A conundrum
This is actually an email i wrote to my parents. I think it says it all.
Dear Dad and Mom,
I applied for a job that incorporated training in clinical management a few weeks back. It involves 2 years of training in Leicester, specifically in the accident and emerygency department. I thought getting management skills training would be a great skill to bring back to malaysia, and i think i’ll get a diploma after that in management and leadership.

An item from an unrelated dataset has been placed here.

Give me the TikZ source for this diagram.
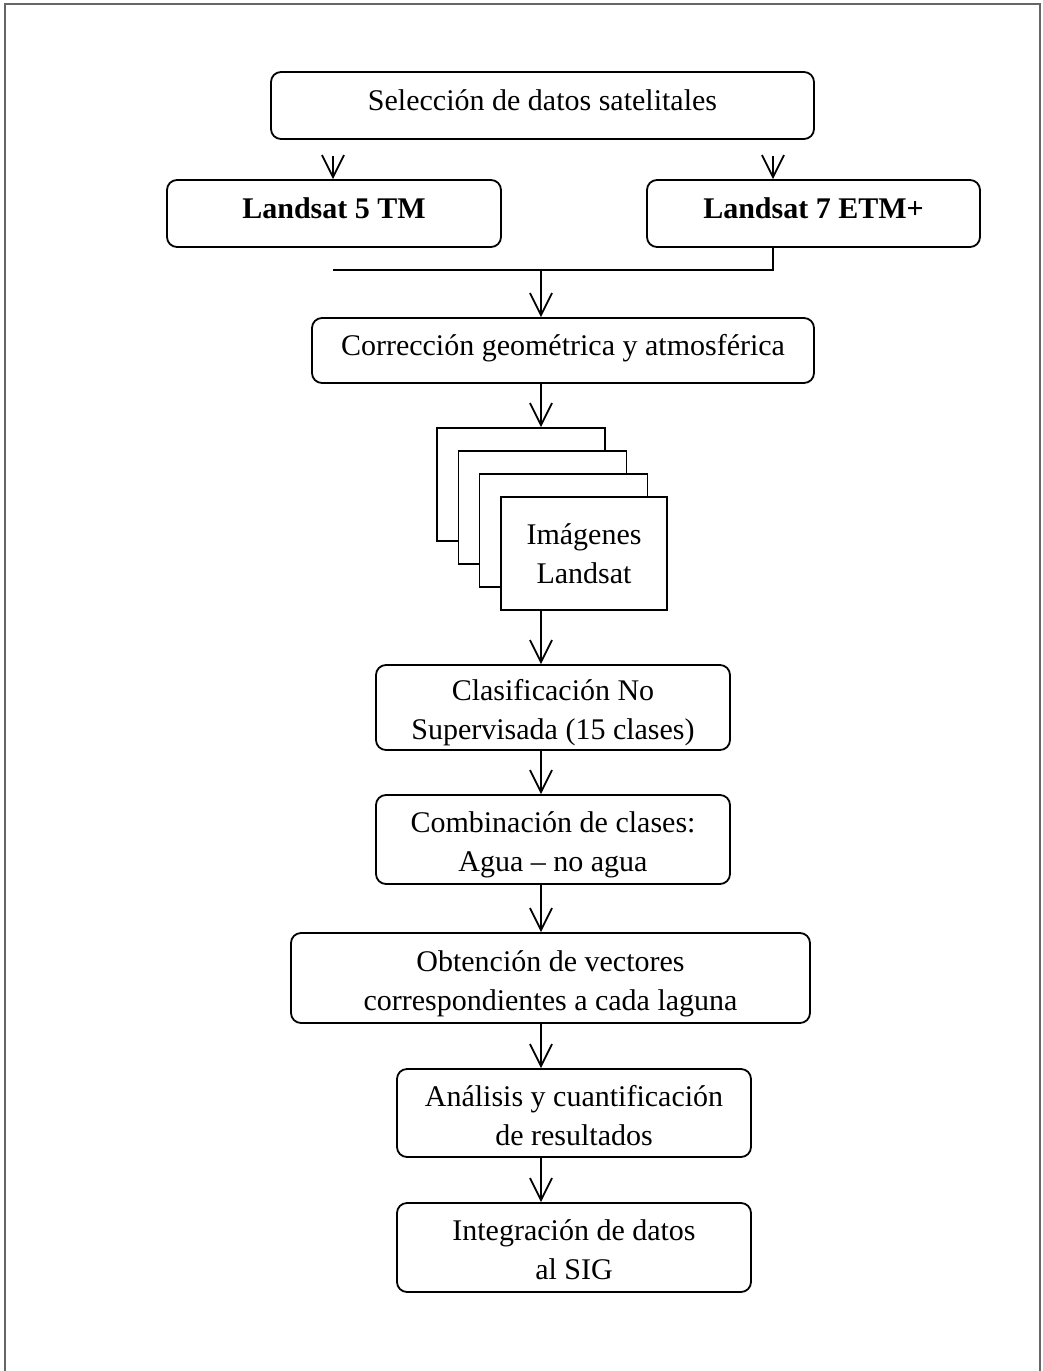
\documentclass[tikz,border=0pt]{standalone}
\usepackage{fontspec}
\setmainfont{Liberation Serif}
\usetikzlibrary{arrows.meta}

\begin{document}
\begin{tikzpicture}[
  x=0.5pt, y=-0.5pt,
  bnode/.style={draw,rounded corners=5pt,line width=0.9pt,align=center,inner sep=2pt,font=\fontsize{15}{19.5}\selectfont},
  onel/.style={text height=11pt,text depth=6pt},
  twol/.style={text height=35pt,text depth=3pt,inner ysep=0pt},
  lnode/.style={bnode,onel,font=\fontsize{15}{19.5}\selectfont\bfseries},
  inode/.style={draw,fill=white,line width=0.9pt,minimum width=84pt,minimum height=56.5pt,inner sep=2pt,align=center,font=\fontsize{15}{19.5}\selectfont},
  arr/.style={line width=0.9pt,-{Straight Barb[length=11pt,width=11pt]}}
]
  \useasboundingbox (0,0) rectangle (1043,1371);
  % frame
  \draw[line width=1pt,black!60] (5,1371) -- (5,4) -- (1040,4) -- (1040,1371);

  % data selection
  \node[bnode,onel,minimum width=271.5pt,minimum height=33.5pt] (sel) at (542.5,105.5) {Selección de datos satelitales};
  \node[lnode,minimum width=167pt,minimum height=33.5pt] (l5) at (334,213.5) {Landsat 5 TM};
  \node[lnode,minimum width=166.5pt,minimum height=33.5pt] (l7) at (813.5,213.5) {Landsat 7 ETM+};
  \node[bnode,onel,minimum width=251pt,minimum height=32.5pt] (corr) at (563,350.5) {Corrección geométrica y atmosférica};

  % image stack
  \node[inode] (img1) at (521,484.5) {};
  \node[inode] (img2) at (542.5,507.5) {};
  \node[inode] (img3) at (563.5,530.5) {};
  \node[inode,minimum width=83pt] (img) at (584,553.5) {Imágenes\\Landsat};

  % processing
  \node[bnode,twol,minimum width=177pt,minimum height=42.5pt] (clas) at (553,707.5) {Clasificación No\\Supervisada (15 clases)};
  \node[bnode,twol,minimum width=177pt,minimum height=44.5pt] (comb) at (553,839.5) {Combinación de clases:\\Agua -- no agua};
  \node[bnode,twol,minimum width=259.5pt,minimum height=45pt] (vect) at (550.5,978) {Obtención de vectores\\correspondientes a cada laguna};
  \node[bnode,twol,minimum width=177pt,minimum height=44pt] (anal) at (574,1113) {Análisis y cuantificación\\de resultados};
  \node[bnode,twol,minimum width=177pt,minimum height=44.5pt] (sig) at (574,1247.5) {Integración de datos\\al SIG};

  % connector points
  \coordinate (spine) at (541,0);
  \coordinate (a5) at (333,156);
  \coordinate (a7) at (773,156);
  \coordinate (mleft) at (333,270);

  % edges
  \draw[arr] (a5) -- (a5 |- l5.north);
  \draw[arr] (a7) -- (a7 |- l7.north);
  \draw[line width=0.9pt] (l7.south -| a7) |- (mleft);
  \draw[arr] (mleft -| spine) -- (corr.north -| spine);
  \draw[arr] (corr.south -| spine) -- (img1.north -| spine);
  \draw[arr] (img.south -| spine) -- (clas.north -| spine);
  \draw[arr] (clas.south -| spine) -- (comb.north -| spine);
  \draw[arr] (comb.south -| spine) -- (vect.north -| spine);
  \draw[arr] (vect.south -| spine) -- (anal.north -| spine);
  \draw[arr] (anal.south -| spine) -- (sig.north -| spine);
\end{tikzpicture}
\end{document}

I got shortlisted for the interview. Got a call today. 17 people got shortlisted, out of which 12 will be chosen. It’s in 2 weeks time. The thing is i’m not sure if i want the job now! I’ve been working so hard on my audit for the past few days and felt convicted as to why i’m working so hard for the health service here, when there’re bigger needs back home that i’m not really thinking about. It’s like i got a check in my priorities for medicine. It’s so easy to get caught up in the flow of career ladder climbing and to forget the real reason why i’m doing medicine. And doing obs and gynae and delivering babies and participating in the joy of seeing a fetus alive after a threatened miscarriage just got me thinking more about what i wanna do, and can do, with my life to help other lives.
So yesterday night i thought to myself that i just wanna go home next year! So i got a bit thrown off guard when i got shortlisted for the interview. i should be over the moon with it, but now i don’t even know if i want to stay here longer! i guess the interview experience would probably be good for me, and getting shortlisted in itself is a miracle coz it’s harder for non-Uk non-EU citizens. And hopefully since this is a great opportunity and if i get it, JPA will let me do it before going home.
But yeah, right now my heart seems to be in the jungles of sarawak. Haha.. weird huh. Please pray for me that God will give clear direction, and that His will be done whatever the outcome of the interview is. It’s on Oct 15.
Love lots.
November 4th, 2008 at 7:44 am
Hey there,
Just want to that it’s an encouragement to know that there are people out there who have set their hearts on following God and all that He has for you, no matter the cost. Salary, promotion opportunities, etc are all driving motivations for many people, but to think of serving others and the call of God is definitely honoring God.
As you set your heart on Him and make Him your delight, His desires will become your desires..He gives you the desires that are in your heart, and because of that u will see Him work on Your behalf, in and through your life.